**Prompt:** Copy everything from the line with "Emit a Python" down to the line with "import plotly.graph_objects as go", inclusive of both, exactly as written; leave out all pictures.

**Dataset extract:**
----

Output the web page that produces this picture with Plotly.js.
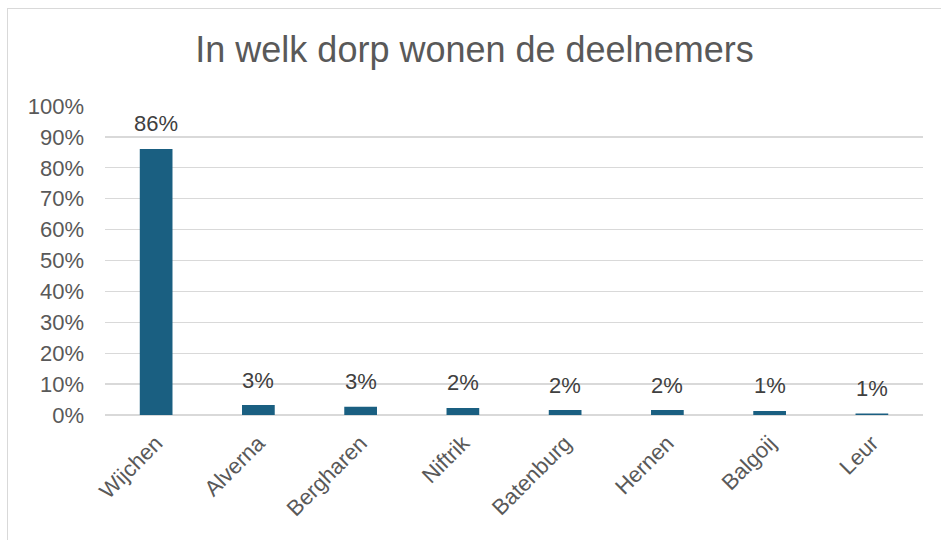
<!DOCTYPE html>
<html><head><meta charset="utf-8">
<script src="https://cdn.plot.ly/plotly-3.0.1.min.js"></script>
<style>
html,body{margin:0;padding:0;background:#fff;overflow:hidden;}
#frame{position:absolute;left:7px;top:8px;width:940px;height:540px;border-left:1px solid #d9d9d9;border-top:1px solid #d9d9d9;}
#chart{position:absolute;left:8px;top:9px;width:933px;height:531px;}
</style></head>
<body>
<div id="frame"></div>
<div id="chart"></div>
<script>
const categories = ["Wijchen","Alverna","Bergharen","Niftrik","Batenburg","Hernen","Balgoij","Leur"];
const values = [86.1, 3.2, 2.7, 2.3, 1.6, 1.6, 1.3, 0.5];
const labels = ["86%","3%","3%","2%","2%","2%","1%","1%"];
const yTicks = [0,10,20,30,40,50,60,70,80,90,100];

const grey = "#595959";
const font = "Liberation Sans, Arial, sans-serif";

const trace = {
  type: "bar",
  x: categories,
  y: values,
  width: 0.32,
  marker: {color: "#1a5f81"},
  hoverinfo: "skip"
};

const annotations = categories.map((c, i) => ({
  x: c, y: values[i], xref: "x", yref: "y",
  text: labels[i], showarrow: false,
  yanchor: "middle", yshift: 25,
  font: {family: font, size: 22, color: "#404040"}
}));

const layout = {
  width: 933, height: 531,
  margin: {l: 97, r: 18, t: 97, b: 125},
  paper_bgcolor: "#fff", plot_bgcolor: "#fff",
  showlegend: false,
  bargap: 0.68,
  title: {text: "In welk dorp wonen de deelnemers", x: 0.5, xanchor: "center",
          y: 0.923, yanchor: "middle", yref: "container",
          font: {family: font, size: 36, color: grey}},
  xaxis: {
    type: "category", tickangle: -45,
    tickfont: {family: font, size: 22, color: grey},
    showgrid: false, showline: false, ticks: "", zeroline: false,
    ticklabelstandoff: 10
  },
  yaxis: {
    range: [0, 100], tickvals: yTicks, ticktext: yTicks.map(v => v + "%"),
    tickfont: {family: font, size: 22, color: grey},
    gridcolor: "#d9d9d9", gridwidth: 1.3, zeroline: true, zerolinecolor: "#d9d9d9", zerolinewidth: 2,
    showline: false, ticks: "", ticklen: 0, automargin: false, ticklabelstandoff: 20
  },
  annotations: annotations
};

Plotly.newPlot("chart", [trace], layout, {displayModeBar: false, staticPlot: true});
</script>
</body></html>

----

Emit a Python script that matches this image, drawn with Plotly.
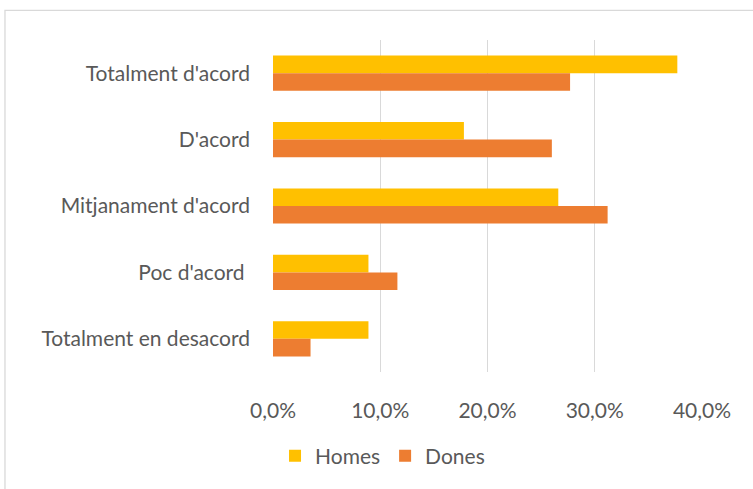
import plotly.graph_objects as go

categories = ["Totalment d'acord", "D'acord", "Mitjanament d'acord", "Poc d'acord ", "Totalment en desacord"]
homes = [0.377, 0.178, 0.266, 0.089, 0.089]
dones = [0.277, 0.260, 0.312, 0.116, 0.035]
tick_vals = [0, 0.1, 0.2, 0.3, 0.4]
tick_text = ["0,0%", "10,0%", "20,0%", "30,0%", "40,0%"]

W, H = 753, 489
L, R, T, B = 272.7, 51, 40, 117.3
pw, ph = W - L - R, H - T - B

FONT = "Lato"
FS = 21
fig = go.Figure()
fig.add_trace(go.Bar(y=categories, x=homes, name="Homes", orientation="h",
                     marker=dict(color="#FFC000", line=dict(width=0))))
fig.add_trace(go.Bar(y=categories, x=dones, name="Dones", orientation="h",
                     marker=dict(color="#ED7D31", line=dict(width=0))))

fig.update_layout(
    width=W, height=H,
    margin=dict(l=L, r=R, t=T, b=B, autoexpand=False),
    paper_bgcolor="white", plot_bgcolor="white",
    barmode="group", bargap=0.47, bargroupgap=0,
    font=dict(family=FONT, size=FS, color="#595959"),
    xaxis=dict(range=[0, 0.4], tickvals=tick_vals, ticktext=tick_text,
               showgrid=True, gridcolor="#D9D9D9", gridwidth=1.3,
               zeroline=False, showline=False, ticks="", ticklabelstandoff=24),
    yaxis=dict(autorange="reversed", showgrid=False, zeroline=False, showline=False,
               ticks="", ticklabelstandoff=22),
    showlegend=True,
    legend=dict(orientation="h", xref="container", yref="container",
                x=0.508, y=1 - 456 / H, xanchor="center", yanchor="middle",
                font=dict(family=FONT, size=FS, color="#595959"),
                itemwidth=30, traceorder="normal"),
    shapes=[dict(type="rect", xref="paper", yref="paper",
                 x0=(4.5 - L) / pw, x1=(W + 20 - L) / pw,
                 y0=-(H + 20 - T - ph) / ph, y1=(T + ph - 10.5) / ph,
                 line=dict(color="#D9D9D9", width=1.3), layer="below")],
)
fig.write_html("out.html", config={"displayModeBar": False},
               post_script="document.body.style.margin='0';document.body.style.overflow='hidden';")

----

**Full output:**
Emit a Python script that matches this image, drawn with Plotly.
import plotly.graph_objects as go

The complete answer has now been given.